The ruling Congress Party, led by prime minister Manmohan Singh, is trailing in opinion polls to the “pro-business, pro-reform” Bharatiya Janata Party (BJP) and its leader Narendra Modi. Voting began last week, with 13 million people in the country’s capital, Delhi, voting on April 10 – although the results will not be announced until May 16.

The vote has been billed as the world’s biggest ever democratic election, with 814.5m registered voters. As of today (April 14), 110 constituencies have voted, with a further 433 to come in the next four weeks.

Kunal Desai, manager of the Neptune India fund, said: “A lot of people are backing Narendra Modi. It is not just businesses, but people in rural India who recognise [the government’s] mismanagement.

“The Congress Party did well through bringing in subsidies and entitlements, but people now see it is unsustainable. We need to see job growth – investors are positive on India because of demographics, but if there are no jobs then it is a disaster.”

India’s economic growth has fallen significantly in the past four years, from a peak of 11.4 per cent in the first quarter of 2010 to just 4.7 per cent in the fourth quarter of 2013.

In addition, inflation has been stuck at more than 9 per cent for much of the past three years, only falling to 8.1 per cent in February this year.

New central bank governor Raghuram Rajan was forced to raise interest rates earlier this year in a bid to control the slide of the rupee against the dollar, after the US Federal Reserve began to taper its quantitative easing stimulus programme.

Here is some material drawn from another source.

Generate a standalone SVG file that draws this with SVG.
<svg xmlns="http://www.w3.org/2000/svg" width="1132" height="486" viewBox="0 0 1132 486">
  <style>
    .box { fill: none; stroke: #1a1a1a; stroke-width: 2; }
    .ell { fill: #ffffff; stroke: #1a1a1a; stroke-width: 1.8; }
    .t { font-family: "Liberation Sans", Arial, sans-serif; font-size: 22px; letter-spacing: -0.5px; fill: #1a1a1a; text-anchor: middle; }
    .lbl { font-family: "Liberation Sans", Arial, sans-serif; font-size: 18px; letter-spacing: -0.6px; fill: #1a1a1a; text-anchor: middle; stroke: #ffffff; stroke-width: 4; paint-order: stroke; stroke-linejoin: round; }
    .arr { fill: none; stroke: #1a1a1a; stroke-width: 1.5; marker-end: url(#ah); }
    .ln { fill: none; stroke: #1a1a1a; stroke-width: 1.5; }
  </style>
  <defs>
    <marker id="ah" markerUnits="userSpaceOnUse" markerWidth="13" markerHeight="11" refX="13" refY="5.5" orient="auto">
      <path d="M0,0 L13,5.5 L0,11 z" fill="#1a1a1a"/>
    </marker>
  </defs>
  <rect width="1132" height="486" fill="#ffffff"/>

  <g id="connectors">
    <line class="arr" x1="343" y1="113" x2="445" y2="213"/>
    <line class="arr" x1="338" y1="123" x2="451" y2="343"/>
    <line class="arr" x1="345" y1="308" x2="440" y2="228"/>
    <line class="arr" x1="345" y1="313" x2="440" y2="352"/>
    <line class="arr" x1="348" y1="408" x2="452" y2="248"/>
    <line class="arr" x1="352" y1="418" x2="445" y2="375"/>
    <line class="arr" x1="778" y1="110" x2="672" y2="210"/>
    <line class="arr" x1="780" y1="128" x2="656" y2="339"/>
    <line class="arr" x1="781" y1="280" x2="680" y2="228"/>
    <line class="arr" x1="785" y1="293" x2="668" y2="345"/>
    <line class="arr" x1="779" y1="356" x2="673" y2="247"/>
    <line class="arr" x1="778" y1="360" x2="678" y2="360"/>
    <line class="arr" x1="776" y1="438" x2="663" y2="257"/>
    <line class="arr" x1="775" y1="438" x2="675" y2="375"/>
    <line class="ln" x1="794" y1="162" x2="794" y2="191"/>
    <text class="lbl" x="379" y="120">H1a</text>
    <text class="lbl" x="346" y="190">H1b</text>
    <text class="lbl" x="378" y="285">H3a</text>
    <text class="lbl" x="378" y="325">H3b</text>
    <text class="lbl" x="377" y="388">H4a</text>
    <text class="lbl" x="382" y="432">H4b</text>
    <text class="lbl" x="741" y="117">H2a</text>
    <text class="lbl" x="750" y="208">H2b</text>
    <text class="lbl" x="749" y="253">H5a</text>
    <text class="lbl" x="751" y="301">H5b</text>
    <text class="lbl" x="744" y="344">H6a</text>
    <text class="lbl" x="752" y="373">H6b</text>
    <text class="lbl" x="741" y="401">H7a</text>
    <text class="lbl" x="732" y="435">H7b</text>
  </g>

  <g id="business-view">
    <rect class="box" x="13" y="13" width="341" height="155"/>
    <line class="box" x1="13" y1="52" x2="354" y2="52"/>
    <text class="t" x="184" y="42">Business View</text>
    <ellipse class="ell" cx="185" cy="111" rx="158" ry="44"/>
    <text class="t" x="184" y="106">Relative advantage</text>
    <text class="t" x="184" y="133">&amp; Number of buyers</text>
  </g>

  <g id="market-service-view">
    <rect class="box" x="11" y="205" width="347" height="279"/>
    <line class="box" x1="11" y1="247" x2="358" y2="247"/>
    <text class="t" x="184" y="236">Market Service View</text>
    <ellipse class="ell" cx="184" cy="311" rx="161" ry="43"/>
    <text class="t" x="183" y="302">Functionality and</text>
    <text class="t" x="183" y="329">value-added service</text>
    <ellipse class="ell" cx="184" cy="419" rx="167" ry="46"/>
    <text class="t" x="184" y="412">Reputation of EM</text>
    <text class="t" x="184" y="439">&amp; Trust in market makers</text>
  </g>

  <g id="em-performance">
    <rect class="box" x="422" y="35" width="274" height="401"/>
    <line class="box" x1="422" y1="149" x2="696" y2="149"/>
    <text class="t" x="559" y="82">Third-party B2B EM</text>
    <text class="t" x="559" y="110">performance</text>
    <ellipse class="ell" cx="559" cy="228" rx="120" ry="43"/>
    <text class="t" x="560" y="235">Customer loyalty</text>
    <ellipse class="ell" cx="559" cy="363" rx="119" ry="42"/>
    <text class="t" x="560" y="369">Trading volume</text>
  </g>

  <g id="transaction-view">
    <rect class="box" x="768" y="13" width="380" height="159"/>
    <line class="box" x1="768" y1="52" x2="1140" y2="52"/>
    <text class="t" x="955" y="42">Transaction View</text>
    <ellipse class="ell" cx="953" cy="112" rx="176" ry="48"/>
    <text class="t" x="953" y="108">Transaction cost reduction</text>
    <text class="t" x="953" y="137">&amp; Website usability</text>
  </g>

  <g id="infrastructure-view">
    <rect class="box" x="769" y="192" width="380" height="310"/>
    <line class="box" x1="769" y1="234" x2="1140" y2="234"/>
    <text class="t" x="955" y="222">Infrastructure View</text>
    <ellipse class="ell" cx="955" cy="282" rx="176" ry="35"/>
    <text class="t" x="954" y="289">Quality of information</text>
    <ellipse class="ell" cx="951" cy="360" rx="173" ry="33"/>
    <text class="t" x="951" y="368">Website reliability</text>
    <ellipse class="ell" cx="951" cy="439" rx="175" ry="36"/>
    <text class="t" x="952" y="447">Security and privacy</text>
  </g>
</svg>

But Indian stockmarkets have on the whole reacted positively to the policies Mr Rajan has put in place since taking on his role in September. He has allowed the rupee to gradually depreciate and addressed India’s crippling current account deficit. India’s leading stock index, the NSE CNX Nifty Fifty index, is down 16.6 per cent in the three years to April 9 in sterling terms, but has gained 9.7 per cent so far this year.